MATERIAL
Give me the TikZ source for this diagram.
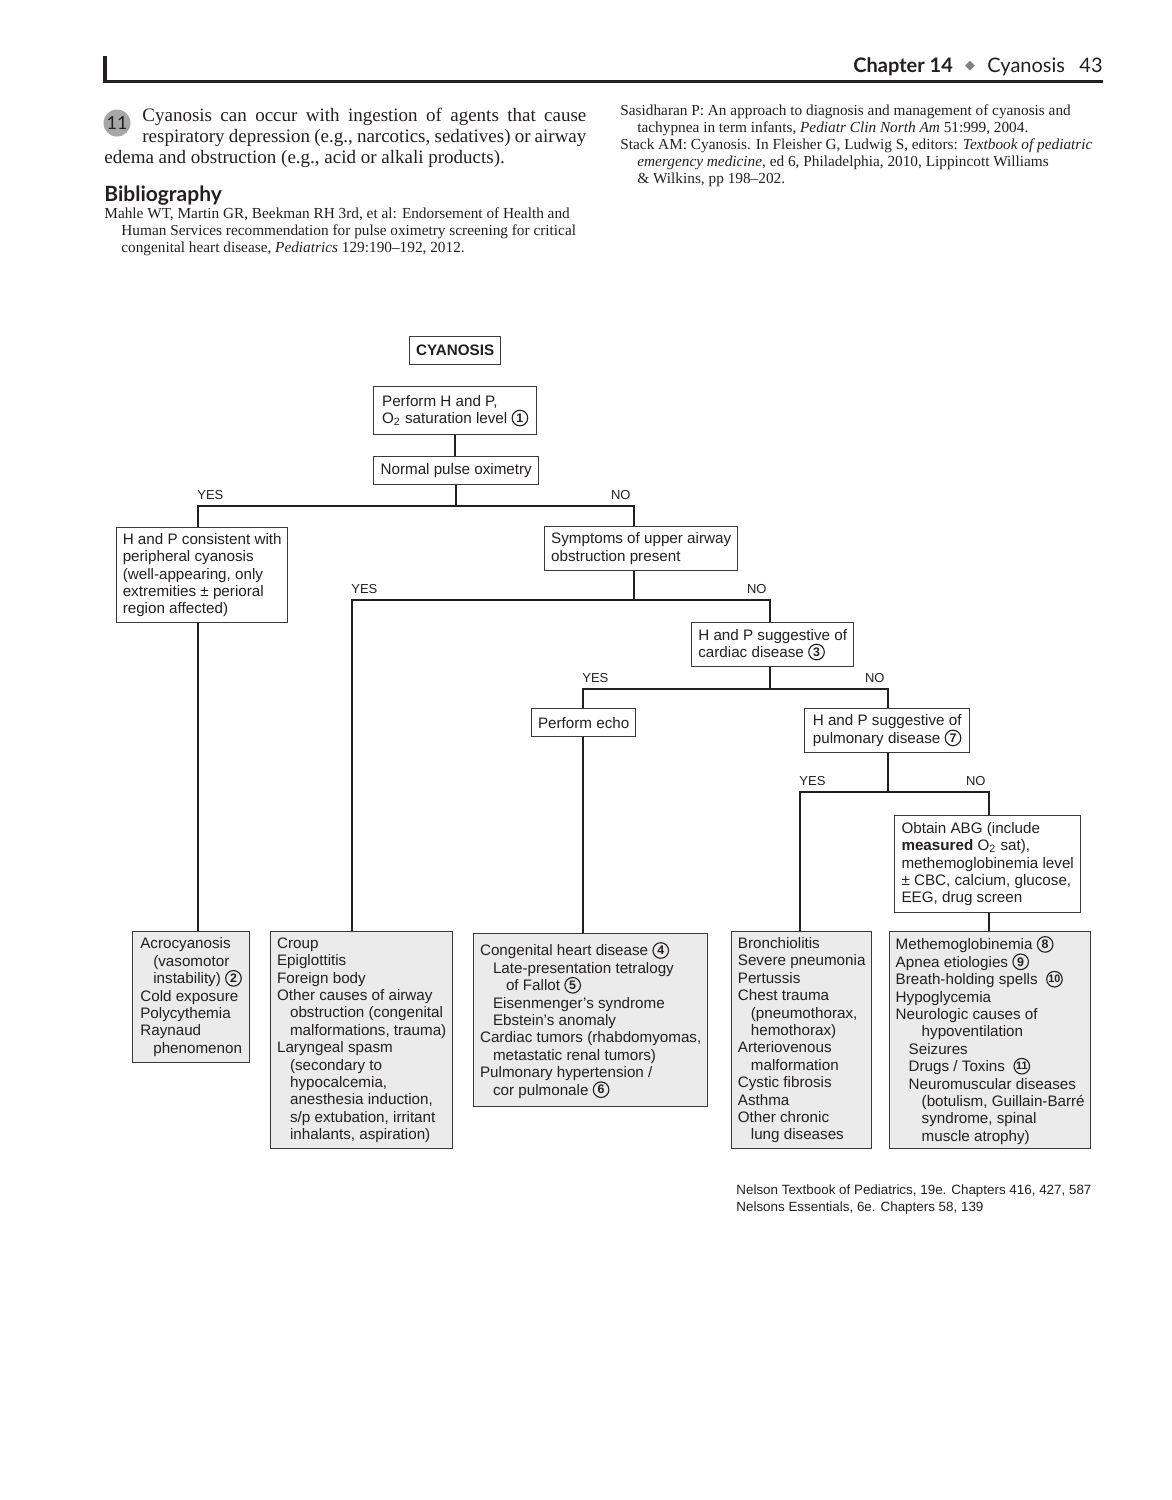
\documentclass[tikz,border=0pt]{standalone}
\usepackage{fontspec}
\setmainfont{Liberation Serif}
\newfontfamily\chartfont{Liberation Sans}
\newfontfamily\headfont{Lato}
\newfontfamily\symbfont{DejaVu Sans}
\usetikzlibrary{positioning}

\definecolor{boxline}{HTML}{3A3A3A}
\definecolor{boxgray}{HTML}{EBEBEB}
\definecolor{inkgray}{HTML}{231F20}

% circled note numbers
\newcommand{\cnum}[1]{\tikz[baseline=-2.7pt]{\draw[line width=0.55pt, draw=inkgray, fill=none] (0,0) circle (3.9pt);
  \node[draw=none, fill=none, inner sep=0pt, anchor=center, minimum width=0pt, minimum height=0pt,
    font=\chartfont\bfseries\fontsize{6.2}{6.2}\selectfont] at (0,0) {#1};}}
\newcommand{\indone}{\hspace*{6.5pt}}
\newcommand{\indtwo}{\hspace*{13pt}}
\newcommand{\hind}{\hspace*{8.5pt}}

\begin{document}
\begin{tikzpicture}[x=0.5pt, y=-0.5pt,
  chart/.style={font=\chartfont\fontsize{7.6}{8.7}\selectfont, text=inkgray},
  box/.style={chart, draw=boxline, line width=0.7pt, anchor=north west, align=left, inner xsep=3pt, inner ysep=2pt},
  listbox/.style={box, fill=boxgray},
  yeslbl/.style={font=\chartfont\fontsize{6.5}{6.5}\selectfont, text=inkgray, inner sep=0pt, anchor=base west, xshift=-0.5pt, yshift=3.2pt},
  nolbl/.style={yeslbl, anchor=base east, xshift=-1pt},
  link/.style={line width=0.75pt, draw=inkgray},
  serif/.style={anchor=north west, inner sep=0pt, align=left, text=inkgray, font=\fontsize{7.65}{8.5}\selectfont}]
\useasboundingbox (0,0) rectangle (1172,1500);

% running head
\draw[line width=1.6pt, inkgray] (105,56) -- (105,81.5) -- (1103,81.5);
\node[anchor=base west, inner sep=0pt, text=inkgray, font=\headfont\bfseries\fontsize{10}{12}\selectfont] (chap) at (853,72) {Chapter 14};
\node[inner sep=0pt, text=gray, font=\symbfont\fontsize{6.5}{6.5}\selectfont] (dia) at (970,66) {◆};
\node[anchor=base west, inner sep=0pt, text=inkgray, font=\headfont\fontsize{10}{12}\selectfont] (sect) at (987,72) {Cyanosis};
\node[anchor=base east, inner sep=0pt, text=inkgray, font=\headfont\fontsize{10}{12}\selectfont] (page) at (1103,72) {43};

% note 11 and bibliography
\node[circle, fill=gray!70, inner sep=0pt, minimum size=13.5pt, text=inkgray, font=\headfont\fontsize{9}{9}\selectfont] (num11) at (117,123) {11};
\node[anchor=north west, inner sep=0pt, text width=241pt, align=justify, text=inkgray, font=\fontsize{9.5}{10.5}\selectfont] (intro) at (104,108)
  {\noindent\hangindent=19pt\hangafter=-2 Cyanosis can occur with ingestion of agents that cause\linebreak respiratory depression (e.g., narcotics, sedatives) or airway\linebreak edema and obstruction (e.g., acid or alkali products).\par};
\node[anchor=base west, inner sep=0pt, text=inkgray, font=\headfont\bfseries\fontsize{10.5}{12}\selectfont] (bibhead) at (104,201) {Bibliography};
\node[serif] (bib1) at (104,207) {Mahle WT, Martin GR, Beekman RH 3rd, et al: Endorsement of Health and\\
  \hind Human Services recommendation for pulse oximetry screening for critical\\
  \hind congenital heart disease, \textit{Pediatrics} 129:190–192, 2012.};
\node[serif] (bib2) at (620,104) {Sasidharan P: An approach to diagnosis and management of cyanosis and\\
  \hind tachypnea in term infants, \textit{Pediatr Clin North Am} 51:999, 2004.\\
  Stack AM: Cyanosis. In Fleisher G, Ludwig S, editors: \textit{Textbook of pediatric}\\
  \hind\textit{emergency medicine}, ed 6, Philadelphia, 2010, Lippincott Williams\\
  \hind\& Wilkins, pp 198–202.};

% decision boxes
\node[box, minimum width=45.5pt, minimum height=14pt] (cyanosis) at (409,336) {\bfseries CYANOSIS};
\node[box, minimum width=81.5pt, minimum height=24pt] (hpexam) at (373,386) {Perform H and P,\\ O\textsubscript{2} saturation level \cnum{1}};
\node[box, minimum width=82.5pt, minimum height=14pt] (oximetry) at (373,456) {Normal pulse oximetry};
\node[box, minimum width=85.5pt, minimum height=47.5pt] (peripheral) at (116,527) {H and P consistent with\\ peripheral cyanosis\\ (well-appearing, only\\ extremities ± perioral\\ region affected)};
\node[box, minimum width=96.5pt, minimum height=22pt] (airway) at (544,526) {Symptoms of upper airway\\ obstruction present};
\node[box, minimum width=81pt, minimum height=22pt] (cardiac) at (691,622) {H and P suggestive of\\ cardiac disease \cnum{3}};
\node[box, minimum width=52pt, minimum height=14pt] (echo) at (531,708) {Perform echo};
\node[box, minimum width=82.5pt, minimum height=22pt] (pulmonary) at (804,708) {H and P suggestive of\\ pulmonary disease \cnum{7}};
\node[box, minimum width=93pt, minimum height=48.5pt] (abg) at (894,815) {Obtain ABG (include\\ \textbf{measured} O\textsubscript{2} sat),\\ methemoglobinemia level\\ ± CBC, calcium, glucose,\\ EEG, drug screen};

% end lists
\node[listbox, minimum width=58.5pt, minimum height=65.5pt] (acro) at (132,931) {Acrocyanosis\\ \indone(vasomotor\\ \indone instability) \cnum{2}\\ Cold exposure\\ Polycythemia\\ Raynaud\\ \indone phenomenon};
\node[listbox, minimum width=91pt, minimum height=108.5pt] (upperlist) at (270,931) {Croup\\ Epiglottitis\\ Foreign body\\ Other causes of airway\\ \indone obstruction (congenital\\ \indone malformations, trauma)\\ Laryngeal spasm\\ \indone(secondary to\\ \indone hypocalcemia,\\ \indone anesthesia induction,\\ \indone s/p extubation, irritant\\ \indone inhalants, aspiration)};
\node[listbox, minimum width=117pt, minimum height=86.5pt] (cardlist) at (473,933) {Congenital heart disease \cnum{4}\\ \indone Late-presentation tetralogy\\ \indtwo of Fallot \cnum{5}\\ \indone Eisenmenger’s syndrome\\ \indone Ebstein’s anomaly\\ Cardiac tumors (rhabdomyomas,\\ \indone metastatic renal tumors)\\ Pulmonary hypertension /\\ \indone cor pulmonale \cnum{6}};
\node[listbox, minimum width=70pt, minimum height=108.5pt] (lunglist) at (731,931) {Bronchiolitis\\ Severe pneumonia\\ Pertussis\\ Chest trauma\\ \indone(pneumothorax,\\ \indone hemothorax)\\ Arteriovenous\\ \indone malformation\\ Cystic fibrosis\\ Asthma\\ Other chronic\\ \indone lung diseases};
\node[listbox, minimum width=100.5pt, minimum height=108.5pt] (otherlist) at (889,931) {Methemoglobinemia \cnum{8}\\ Apnea etiologies \cnum{9}\\ Breath-holding spells\ \ \cnum{\fontsize{5.4}{5.4}\selectfont 10}\\ Hypoglycemia\\ Neurologic causes of\\ \indtwo hypoventilation\\ \indone Seizures\\ \indone Drugs / Toxins\ \ \cnum{\fontsize{5.4}{5.4}\selectfont 11}\\ \indone Neuromuscular diseases\\ \indtwo(botulism, Guillain-Barré\\ \indtwo syndrome, spinal\\ \indtwo muscle atrophy)};

% branch points
\coordinate (yes1) at (198,506); \coordinate (no1) at (634,506);
\coordinate (yes2) at (352,600); \coordinate (no2) at (770,600);
\coordinate (yes3) at (583,689); \coordinate (no3) at (888,689);
\coordinate (yes4) at (800,792); \coordinate (no4) at (989,792);

% connectors
\draw[link] (hpexam.south) -- (hpexam.south |- oximetry.north);
\draw[link] (oximetry.south) -- (oximetry.south |- yes1);
\draw[link] (yes1 |- peripheral.north) -- (yes1) -- (no1) -- (no1 |- airway.north);
\draw[link] (yes1 |- peripheral.south) -- (yes1 |- acro.north);
\draw[link] (no1 |- airway.south) -- (no1 |- yes2);
\draw[link] (yes2 |- upperlist.north) -- (yes2) -- (no2) -- (no2 |- cardiac.north);
\draw[link] (no2 |- cardiac.south) -- (no2 |- yes3);
\draw[link] (yes3 |- echo.north) -- (yes3) -- (no3) -- (no3 |- pulmonary.north);
\draw[link] (yes3 |- echo.south) -- (yes3 |- cardlist.north);
\draw[link] (no3 |- pulmonary.south) -- (no3 |- yes4);
\draw[link] (yes4 |- lunglist.north) -- (yes4) -- (no4) -- (no4 |- abg.north);
\draw[link] (no4 |- abg.south) -- (no4 |- otherlist.north);

% branch labels
\node[yeslbl] (yes1lbl) at (yes1) {YES}; \node[nolbl] (no1lbl) at (no1) {NO};
\node[yeslbl] (yes2lbl) at (yes2) {YES}; \node[nolbl] (no2lbl) at (no2) {NO};
\node[yeslbl] (yes3lbl) at (yes3) {YES}; \node[nolbl] (no3lbl) at (no3) {NO};
\node[yeslbl] (yes4lbl) at (yes4) {YES}; \node[nolbl] (no4lbl) at (no4) {NO};

% sources
\node[chart, anchor=north west, inner sep=0pt, align=left, font=\chartfont\fontsize{6.7}{8.5}\selectfont] (sources) at (736,1184) {Nelson Textbook of Pediatrics, 19e. Chapters 416, 427, 587\\ Nelsons Essentials, 6e. Chapters 58, 139};
\end{tikzpicture}
\end{document}
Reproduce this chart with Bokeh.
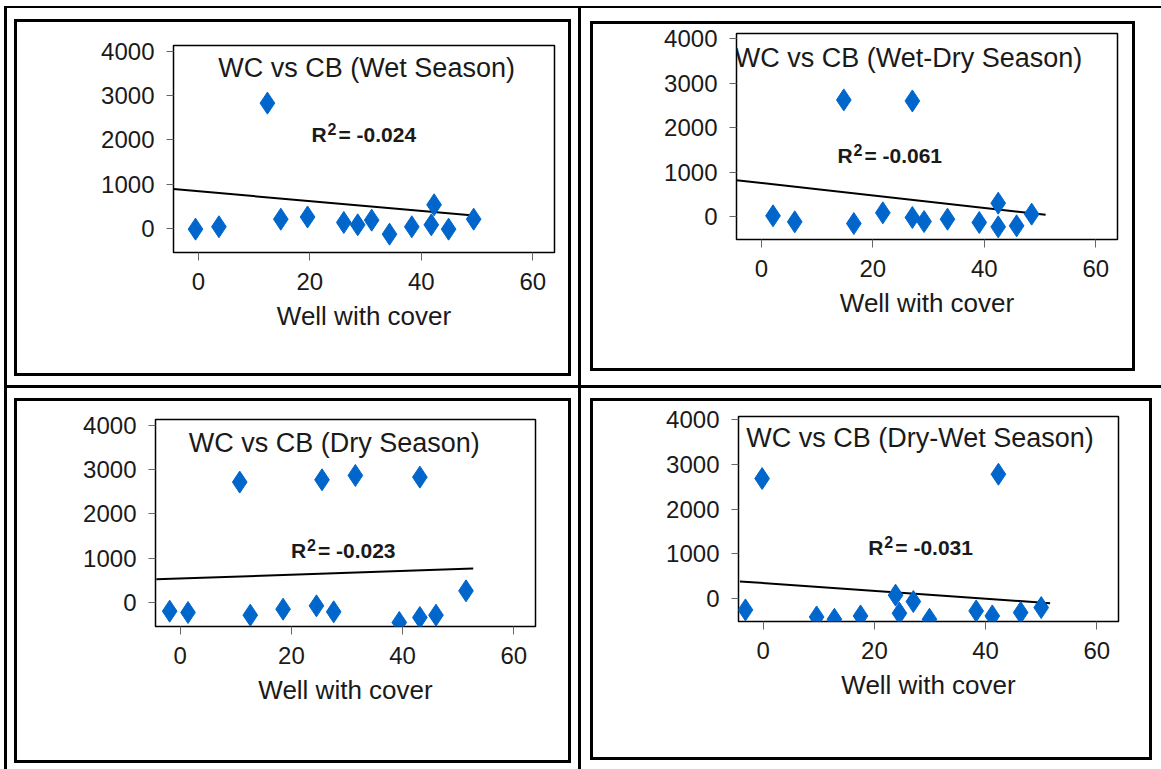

EXERCISE OBJECTIVE
Say how many lines above hold the word "with", giving only the count.

RESPONSE
3